The first four questions, either individually or as an average, will be included as a baseline score representing our employees’ attitudes as of January 2004. The fifth question ties directly into our BSC initiative. Until now, our practice has never had a short- or long-term strategy, and we wanted to measure if the employees knew this to see how well they grasp our first long-term strategy when it is launched mid-year. By establishing these baselines, we will be able to perform the survey each January and track our progress.
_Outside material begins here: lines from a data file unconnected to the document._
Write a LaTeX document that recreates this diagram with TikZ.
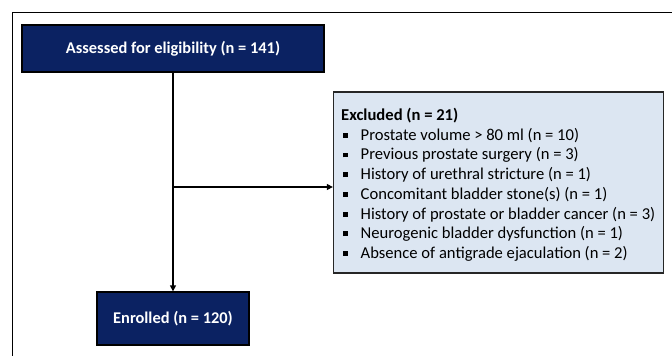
\documentclass[tikz,border=0pt]{standalone}
\usepackage{fontspec}
\setmainfont{Carlito}
\usetikzlibrary{arrows.meta}
\definecolor{navy}{HTML}{0B2262}
\definecolor{paleblue}{HTML}{DCE6F2}
\definecolor{boxedge}{HTML}{262626}
\newcommand\sqbul{\makebox[19.5pt][l]{\hspace{1.5pt}\raisebox{2.5pt}{\rule{4.8pt}{4.8pt}}}}
\begin{document}
\begin{tikzpicture}[x=1pt,y=-1pt,
  darkbox/.style={draw=black, line width=1.3pt, fill=navy, text=white,
    font=\bfseries\fontsize{16.4}{19}\selectfont, inner sep=0pt},
  lightbox/.style={draw=boxedge, line width=1.3pt, fill=paleblue, inner sep=0pt},
  listtext/.style={anchor=north west, align=left, inner sep=0pt,
    font=\fontsize{16.6}{19.7}\selectfont},
  flow/.style={line width=1.3pt, -{Triangle[length=6pt,width=6pt]}},
  frame/.style={line width=1pt, draw=black}]
\useasboundingbox (0,0) rectangle (672,356);
\draw[frame] (12,356) -- (12,12) -- (672,12);
\node[darkbox, minimum width=302pt, minimum height=47pt] (assess) at (173,48.5) {Assessed for eligibility (n = 141)};
\node[darkbox, minimum width=152pt, minimum height=53pt] (enrol) at (173,318.5) {Enrolled (n = 120)};
\node[lightbox, minimum width=330pt, minimum height=181pt] (excl) at (498.5,182.5) {};
\node[listtext] (exlist) at (341,108) {\textbf{Excluded (n = 21)}\\
\sqbul Prostate volume > 80 ml (n = 10)\\
\sqbul Previous prostate surgery (n = 3)\\
\sqbul History of urethral stricture (n = 1)\\
\sqbul Concomitant bladder stone(s) (n = 1)\\
\sqbul History of prostate or bladder cancer (n = 3)\\
\sqbul Neurogenic bladder dysfunction (n = 1)\\
\sqbul Absence of antigrade ejaculation (n = 2)};
\coordinate (br) at (173,187);
\draw[flow] (assess.south) -- (enrol.north);
\draw[flow] (br) -- (br -| excl.west);
\end{tikzpicture}
\end{document}
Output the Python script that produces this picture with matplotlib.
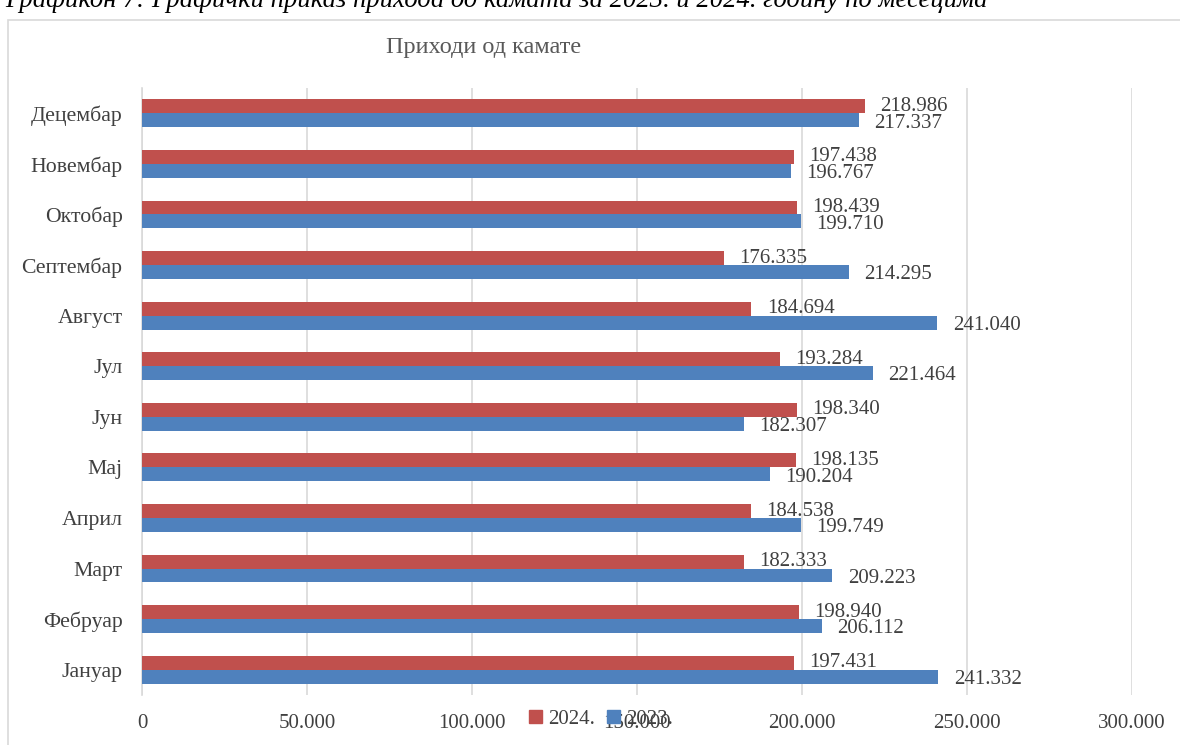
import numpy as np
import matplotlib
matplotlib.use('Agg')
import matplotlib.pyplot as plt
from matplotlib.patches import Rectangle, Patch

months = ['Јануар', 'Фебруар', 'Март', 'Април', 'Мај', 'Јун',
          'Јул', 'Август', 'Септембар', 'Октобар', 'Новембар', 'Децембар']
v2024 = [197431, 198940, 182333, 184538, 198135, 198340,
         193284, 184694, 176335, 198439, 197438, 218986]
v2023 = [241332, 206112, 209223, 199749, 190204, 182307,
         221464, 241040, 214295, 199710, 196767, 217337]
xticks = [0, 50000, 100000, 150000, 200000, 250000, 300000]

RED = '#C0504D'
BLUE = '#4F81BD'
TXT = '#404040'

plt.rcParams['font.family'] = ['Liberation Serif', 'DejaVu Serif']


def fmt(v):
    return '{:,}'.format(v).replace(',', '.')


fig = plt.figure(figsize=(11.8, 7.45), dpi=100)
W, H = 1180, 745

# outer chart frame
fig.patches.append(Rectangle((8 / W, -0.01), 1.1, 1 - 20 / H + 0.01,
                             transform=fig.transFigure, fill=False,
                             edgecolor='#D9D9D9', linewidth=1.2))

# caption cut at top
fig.text(5 / W, 1 - 7 / H, 'Графикон 7: Графички приказ прихода од камата за 2023. и 2024. годину по месецима',
         fontsize=19.2, style='italic', ha='left', va='baseline', color='black')

ax = fig.add_axes([142 / W, 1 - 695 / H, 990 / W, (695 - 88) / H])
y = np.arange(len(months))
h = 0.275
ax.barh(y + h / 2, v2024, height=h, color=RED, label='2024.', zorder=3)
ax.barh(y - h / 2, v2023, height=h, color=BLUE, label='2023.', zorder=3)

for i in range(len(months)):
    ax.annotate(fmt(v2024[i]), (v2024[i], y[i] + h / 2), xytext=(11, 0),
                textcoords='offset points', va='center', ha='left',
                fontsize=15, color=TXT)
    ax.annotate(fmt(v2023[i]), (v2023[i], y[i] - h / 2), xytext=(11, -2),
                textcoords='offset points', va='center', ha='left',
                fontsize=15, color=TXT)

ax.set_xlim(0, 300000)
ax.set_ylim(-0.5, len(months) - 0.5)
ax.set_xticks(xticks)
ax.set_xticklabels([fmt(t) for t in xticks], fontsize=15, color=TXT)
ax.set_yticks(y)
ax.set_yticklabels(months, fontsize=15.7, color=TXT)
ax.tick_params(axis='x', length=0, pad=14)
ax.tick_params(axis='y', length=0, pad=14)
ax.grid(axis='x', color='#D9D9D9', linewidth=1.2, zorder=0)
for s in ['top', 'right', 'bottom']:
    ax.spines[s].set_visible(False)
ax.spines['left'].set_color('#D9D9D9')
ax.spines['left'].set_linewidth(1.2)

fig.text(484 / W, 1 - 47 / H, 'Приходи од камате', fontsize=17.5, color='#595959',
         ha='center', va='center')

handles = [Patch(color=RED, label='2024.'), Patch(color=BLUE, label='2023.')]
fig.legend(handles=handles, loc='center', bbox_to_anchor=(601 / W, 1 - 719 / H),
           ncol=2, frameon=False, fontsize=15, handlelength=0.6, handleheight=0.6,
           handletextpad=0.3, columnspacing=0.6, labelcolor=TXT)

fig.savefig('out.png', dpi=100)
In addition to measuring changes from year to year, the survey is a good opportunity to compare yourself with other employers across the nation. The developers of the survey reference book (Performance Programs Inc.) also give companies the option to purchase normative results for several dozen questions in their database. We purchased the normative answers for 18 of our questions that represented anywhere from 6,000 to 30,000 survey responses across industries. In addition, membership ($160 per year) in the Society of Human Resource Management (www.shrm.org) also gives you access to other survey results, allowing us to compare our satisfaction score with results just for the health care industry.
Results
At the end of the survey, we asked each employee to identify his or her department, location and length of tenure so we could stratify the data. With 10 distinct departments tied directly to six senior managers, we expected results to vary by manager. Interestingly, results even varied between departments that share the same manager; the results demonstrated that a manager’s approach to different departments dramatically affected the survey results. As I explained to our managers before the survey was launched, it was not my intent to use the departmental results to evaluate a manager’s performance. However, the results have created some interesting dialogues with the managers, and hopefully they will use the results constructively to improve their weaker areas.
As I noted before, the process is not done when the results were in hand. After a series of meetings with the management team, we provided office-wide results and commentary to employees at a voluntary (but paid) staff meeting. The complete results were also posted on our Intranet. Several managers asked me to present departmental vs. office-wide results to their staff in small group settings, and these meetings elicited constructive feedback and a deeper employee understanding of the issues our company faces.
Now that the meetings are completed, the challenge is to act on the key findings to prove to employees that we will use the results to improve the company. Based on the survey, our biggest challenges are to increase communication, improve employee training and become more active in monitoring compensation levels in our market. Now the real work begins.